Dive Brief:
- The healthcare business is no walk in the park these days, with rising expectations for industry-wide quality care while keeping operating costs in check. One way for healthcare delivery facilities to help manage those challenges is by transitioning to integrated HR systems, according to the Association for Talent Development (ATD).
- The article, by Gabriela Ammatuna, ATD's healthcare project manager, explains that adapting to fourth-generation integrated systems will require HR and talent leaders to drive innovation across the organization.
- Ammatuna writes that HR leaders must upgrade to "21st century strategies and structural processes" because that can close skills gaps and upgrade competencies. Ammatuna says traditionally healthcare HR departments managed typical tasks such as legal compliance, staffing and employee management. But healthcare needs to change.
Dive Insight:
Willis Towers Watson's 2014 report, Renovating HR for the New World of Health Care, says HR is shifting from the traditional role to a strategic “advice-giving role” for senior management.
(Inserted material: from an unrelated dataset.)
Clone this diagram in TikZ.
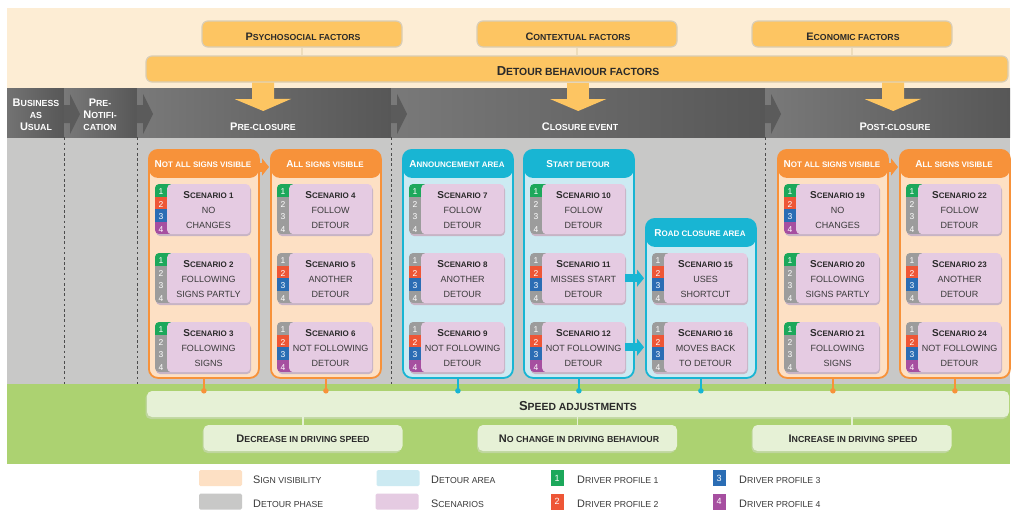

As healthcare HR transforms itself, it will also impact areas such as employee experience and culture, talent management practices and the way HR programs are segmented for new essential roles.
Based on the ATD article, it seems healthcare is catching up to the rest of the HR industry in developing "HR strategists" who require new skills and competencies, including "change management, business acumen, critical thinking, problem solving, and the ability to prioritize issues and tasks," all skills mentioned in the Willis Towers Watson report.